Since 2013, under Xi Jinping, Beijing has steadily militarized the disputed waters, building airstrips, garrisoning soldiers, and deploying cruise missiles in the Spratlys. Using a dubious, even laughable, so-called “nine-dash line” to justify its claim, China has essentially dared such countries as Indonesia, Vietnam, the Philippines, Taiwan, Brunei, and Malaysia to stop its sea grab. Mind you, the major dispute is not amongst any of the latter states, but between them and the once-sleeping colossus.
The prize is a vast ocean that has an abundance of fish and yet-to-be-tapped mineral resources, including billions of potential barrels of crude oil and trillions of cubic feet of natural gas.

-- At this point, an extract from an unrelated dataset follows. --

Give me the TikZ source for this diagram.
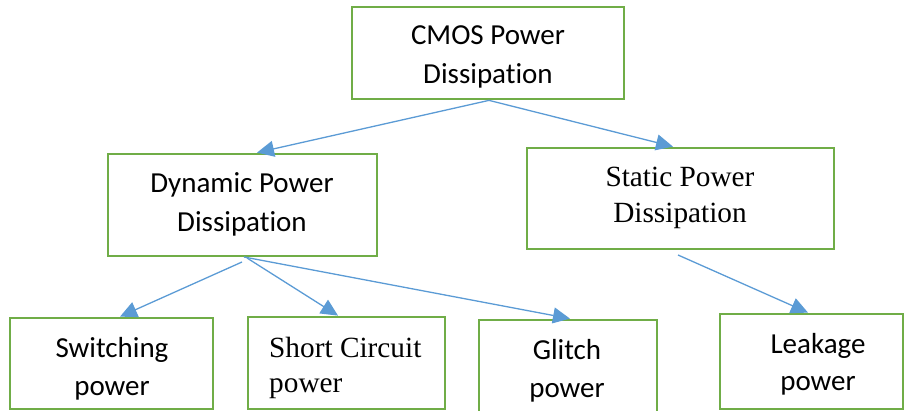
\documentclass[tikz,border=0pt]{standalone}
\usepackage{fontspec}
\setmainfont{Carlito}[Ligatures={NoCommon,NoContextual},RawFeature={-liga;-clig;-calt}]
\newfontfamily\timesf{Liberation Serif}
\usetikzlibrary{arrows.meta}
\definecolor{boxgreen}{HTML}{70AD47}
\definecolor{arrblue}{HTML}{5B9BD5}
\begin{document}
\begin{tikzpicture}[x=1pt,y=-1pt,
  box/.style={draw=boxgreen,line width=2.75pt,rectangle,inner sep=0pt,fill=none},
  cal/.style={font=\fontsize{29}{39}\selectfont,align=center,inner sep=0pt,anchor=base},
  tms/.style={font=\timesf\fontsize{29.3}{36.5}\selectfont,align=center,inner sep=0pt,anchor=base},
  arr/.style={draw=arrblue,line width=1.3pt,-{Triangle[length=17pt,width=16pt]}}]
\useasboundingbox (0,0) rectangle (904,411);
% boxes
\node[box,minimum width=272pt,minimum height=92pt]  (cmos) at (488,53) {};
\node[box,minimum width=269pt,minimum height=102pt] (dyn)  at (242.5,205) {};
\node[box,minimum width=307pt,minimum height=101pt] (stat) at (680.5,198.5) {};
\node[box,minimum width=203pt,minimum height=91pt]  (sw)   at (111.5,363.5) {};
\node[box,minimum width=197pt,minimum height=92pt]  (sc)   at (346.5,363) {};
\node[box,minimum width=178pt,minimum height=100pt] (gl)   at (568,370) {};
\node[box,minimum width=183pt,minimum height=95pt]  (lk)   at (811.5,361.5) {};
% texts (anchored at the baseline of the last line)
\node[cal] (cmosT) at (488,84) {CMOS Power\\Dissipation};
\node[cal] (dynT) at (242,232) {Dynamic Power\\Dissipation};
\node[tms] (statT) at (680,223) {Static Power\\Dissipation};
\node[cal,font=\fontsize{29}{38}\selectfont] (swT) at (112,395) {Switching\\power};
\node[tms,align=left,anchor=base west,font=\timesf\fontsize{29.3}{35}\selectfont] (scT) at (269,392) {Short Circuit\\power};
\node[cal,font=\fontsize{29}{38}\selectfont] (glT) at (567,397) {Glitch\\power};
\node[cal,font=\fontsize{29}{37}\selectfont] (lkT) at (818,390) {Leakage\\power};
% connector start points
\coordinate (d1) at (242,262);
\coordinate (d2) at (247,258);
\coordinate (d3) at (244,257);
\coordinate (s1) at (678,255);
% connectors
\draw[arr] ([xshift=1pt]cmos.south) -- ([xshift=14.5pt]dyn.north);
\draw[arr] ([xshift=1pt]cmos.south) -- ([xshift=-7.5pt]stat.north);
\draw[arr] (d1) -- ([xshift=8.5pt]sw.north);
\draw[arr] (d2) -- ([xshift=-8.5pt]sc.north);
\draw[arr] (d3) -- ([xshift=2pt]gl.north);
\draw[arr] (s1) -- ([xshift=-3.5pt]lk.north);
\end{tikzpicture}
\end{document}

According to Wikipedia, “An estimated US$3,37 trillion worth of global trade passes through the South China Sea annually, which accounts for a third of the global maritime trade. 80 percent of China´s energy imports and 39.5 percent of China´s total trade passes through the South China Sea.”

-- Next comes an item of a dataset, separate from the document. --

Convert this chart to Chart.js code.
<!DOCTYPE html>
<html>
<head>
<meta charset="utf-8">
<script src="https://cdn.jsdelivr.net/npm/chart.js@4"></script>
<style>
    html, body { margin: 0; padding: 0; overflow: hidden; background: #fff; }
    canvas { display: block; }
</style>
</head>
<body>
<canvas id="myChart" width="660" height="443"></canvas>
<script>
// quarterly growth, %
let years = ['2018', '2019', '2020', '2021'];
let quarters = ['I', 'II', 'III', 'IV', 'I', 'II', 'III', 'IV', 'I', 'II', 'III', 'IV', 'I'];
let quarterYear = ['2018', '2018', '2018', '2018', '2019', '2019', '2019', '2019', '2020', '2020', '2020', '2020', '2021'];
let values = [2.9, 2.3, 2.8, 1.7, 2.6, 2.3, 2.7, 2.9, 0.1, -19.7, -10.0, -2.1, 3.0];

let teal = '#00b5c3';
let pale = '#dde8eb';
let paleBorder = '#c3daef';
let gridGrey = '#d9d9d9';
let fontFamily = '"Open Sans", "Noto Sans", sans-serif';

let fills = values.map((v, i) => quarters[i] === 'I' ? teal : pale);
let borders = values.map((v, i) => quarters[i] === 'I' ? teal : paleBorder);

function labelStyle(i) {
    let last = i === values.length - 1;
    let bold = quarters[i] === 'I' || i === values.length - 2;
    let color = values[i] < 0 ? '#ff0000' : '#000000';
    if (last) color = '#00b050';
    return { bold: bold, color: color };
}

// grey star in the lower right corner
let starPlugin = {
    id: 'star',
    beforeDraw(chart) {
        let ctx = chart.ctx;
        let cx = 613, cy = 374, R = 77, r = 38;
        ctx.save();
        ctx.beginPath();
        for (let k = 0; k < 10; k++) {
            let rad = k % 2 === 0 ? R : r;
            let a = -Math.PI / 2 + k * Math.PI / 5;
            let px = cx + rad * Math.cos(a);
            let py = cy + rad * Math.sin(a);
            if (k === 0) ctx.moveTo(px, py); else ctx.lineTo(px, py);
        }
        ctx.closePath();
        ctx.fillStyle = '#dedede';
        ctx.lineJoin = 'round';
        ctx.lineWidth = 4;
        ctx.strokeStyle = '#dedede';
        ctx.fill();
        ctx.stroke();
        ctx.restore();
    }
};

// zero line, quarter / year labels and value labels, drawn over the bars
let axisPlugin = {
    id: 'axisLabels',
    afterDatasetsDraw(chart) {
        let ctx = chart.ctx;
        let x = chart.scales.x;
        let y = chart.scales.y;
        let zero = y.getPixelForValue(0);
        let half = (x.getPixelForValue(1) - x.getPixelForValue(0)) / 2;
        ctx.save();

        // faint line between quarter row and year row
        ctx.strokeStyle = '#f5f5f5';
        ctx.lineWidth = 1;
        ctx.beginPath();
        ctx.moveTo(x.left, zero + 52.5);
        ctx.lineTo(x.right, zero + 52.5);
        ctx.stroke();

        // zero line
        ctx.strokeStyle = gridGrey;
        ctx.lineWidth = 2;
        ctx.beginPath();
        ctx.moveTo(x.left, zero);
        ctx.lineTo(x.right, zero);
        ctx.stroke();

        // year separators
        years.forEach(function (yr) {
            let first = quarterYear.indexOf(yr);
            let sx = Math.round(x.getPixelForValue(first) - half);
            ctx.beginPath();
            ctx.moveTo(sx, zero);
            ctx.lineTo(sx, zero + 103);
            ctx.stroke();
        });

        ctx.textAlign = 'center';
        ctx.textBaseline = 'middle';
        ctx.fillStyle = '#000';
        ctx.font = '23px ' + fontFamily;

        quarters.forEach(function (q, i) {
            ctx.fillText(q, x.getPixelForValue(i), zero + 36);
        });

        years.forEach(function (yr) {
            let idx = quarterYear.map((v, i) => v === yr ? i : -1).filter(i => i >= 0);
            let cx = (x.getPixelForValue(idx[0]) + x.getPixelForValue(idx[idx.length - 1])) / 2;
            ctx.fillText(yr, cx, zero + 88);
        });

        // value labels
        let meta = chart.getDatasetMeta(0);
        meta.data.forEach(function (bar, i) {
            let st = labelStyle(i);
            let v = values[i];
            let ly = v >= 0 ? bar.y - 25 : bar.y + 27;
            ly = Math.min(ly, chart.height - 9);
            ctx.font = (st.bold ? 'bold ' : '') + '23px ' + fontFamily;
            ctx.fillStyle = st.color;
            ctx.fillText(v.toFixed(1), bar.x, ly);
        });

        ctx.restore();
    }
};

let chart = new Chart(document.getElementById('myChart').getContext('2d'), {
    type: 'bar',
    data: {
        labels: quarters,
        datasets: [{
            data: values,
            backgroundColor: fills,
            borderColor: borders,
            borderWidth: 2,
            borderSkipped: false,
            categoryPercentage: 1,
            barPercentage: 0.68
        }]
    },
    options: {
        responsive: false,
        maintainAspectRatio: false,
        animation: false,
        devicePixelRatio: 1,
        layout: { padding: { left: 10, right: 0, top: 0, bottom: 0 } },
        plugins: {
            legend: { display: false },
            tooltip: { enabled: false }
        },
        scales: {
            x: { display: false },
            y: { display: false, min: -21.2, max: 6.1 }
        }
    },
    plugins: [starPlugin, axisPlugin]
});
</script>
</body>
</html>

In a legal victory for Manila, in its suit filed by the Noynoy Aquino administration before the UN Convention on the Law of the Sea (UNCLOS), the tribunal found, in July of 2016, that the People’s Republic of China had no basis for its maritime claims, where the Republic of the Philippines was concerned. Beijing has since ignored the tribunal’s ruling, which was to be expected.
Instead of using this legal victory as a solid bargaining chip and consolidating region-wide opposition to the unprecedented sea grab, since his assumption to the presidency in 2016, Duterte has in fact acquiesced to Beijing’s aggressive moves not just in the West Philippine Sea but even its incursions into Philippine coastal waters off the country’s Pacific coast. Thus, his reaction to the maritime incident of June 9 was, sadly, no surprise. He downplayed it, saying that no one died.

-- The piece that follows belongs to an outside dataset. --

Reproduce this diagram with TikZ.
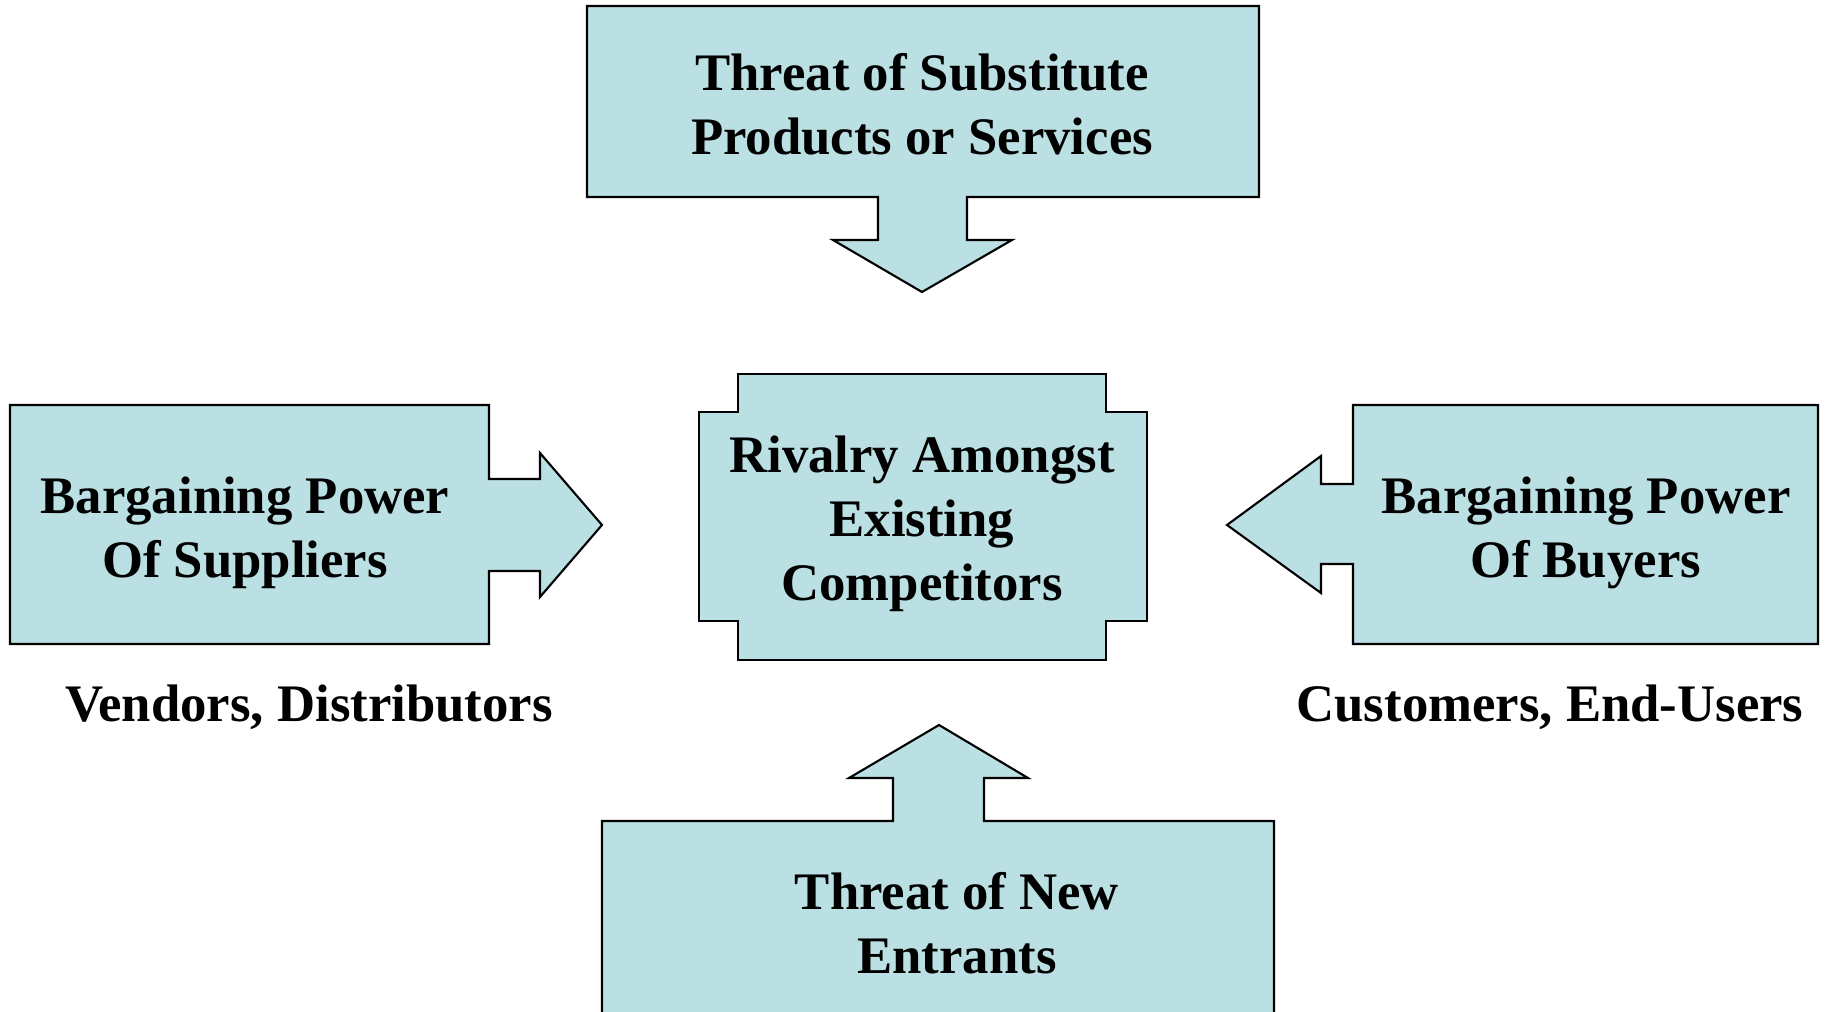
\documentclass[tikz,border=0pt]{standalone}
\usepackage{fontspec}
\setmainfont{Liberation Serif}
\usepackage{tikz}
\definecolor{paleteal}{RGB}{187,224,227}

\begin{document}
\begin{tikzpicture}[x=0.01cm,y=-0.01cm,
  force/.style={fill=paleteal,draw=black,line width=0.6pt},
  forcetext/.style={align=center,font=\bfseries\fontsize{15}{18.2}\selectfont}]
\useasboundingbox (0,0) rectangle (1826,1012);
% top: substitutes
\filldraw[force] (587,6) -- (1259,6) -- (1259,197) -- (967,197) -- (967,240) -- (1012,240) -- (922,292) -- (833,240) -- (878,240) -- (878,197) -- (587,197) -- cycle;
% middle: rivalry
\filldraw[force] (738,374) -- (1106,374) -- (1106,412) -- (1147,412) -- (1147,621) -- (1106,621) -- (1106,660) -- (738,660) -- (738,621) -- (699,621) -- (699,412) -- (738,412) -- cycle;
% left: suppliers
\filldraw[force] (10,405) -- (489,405) -- (489,479) -- (540,479) -- (540,453) -- (602,525) -- (540,597) -- (540,571) -- (489,571) -- (489,644) -- (10,644) -- cycle;
% right: buyers
\filldraw[force] (1818,405) -- (1353,405) -- (1353,484) -- (1321,484) -- (1321,456) -- (1227,525) -- (1321,593) -- (1321,564) -- (1353,564) -- (1353,644) -- (1818,644) -- cycle;
% bottom: new entrants
\filldraw[force] (602,1030) -- (602,821) -- (893,821) -- (893,778) -- (849,778) -- (939,725) -- (1028,778) -- (984,778) -- (984,821) -- (1274,821) -- (1274,1030);

\node[forcetext] (subst) at (922,104) {Threat of Substitute\\Products or Services};
\node[forcetext] (rivalry) at (922,524) {Rivalry Amongst\\Existing\\Competitors};
\node[forcetext] (suppliers) at (245,533) {Bargaining Power\\Of Suppliers};
\node[forcetext] (buyers) at (1586,533) {Bargaining Power\\Of Buyers};
\node[forcetext] (entrants) at (957,923) {Threat of New\\Entrants};
\node[forcetext] (vendors) at (309,707) {Vendors, Distributors};
\node[forcetext] (customers) at (1550,707) {Customers, End-Users};
\end{tikzpicture}
\end{document}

Critics have said his reaction has been one of appeasement, as has been true in earlier instances—so at odds with his loud-mouth persona and more importantly, his duty to preserve and uphold the Constitution, in this case, of the republic’s territorial integrity. (There are of course even more pressing charges of his betrayal of the Constitution, with regard to human rights and civil liberties.)
The crisis engendered here is a real one, unlike the drug war, really a manufactured one but one that as is so evident by now targets only the underclass—those without political standing and thus with no political clout—whose corpses continue to pile up.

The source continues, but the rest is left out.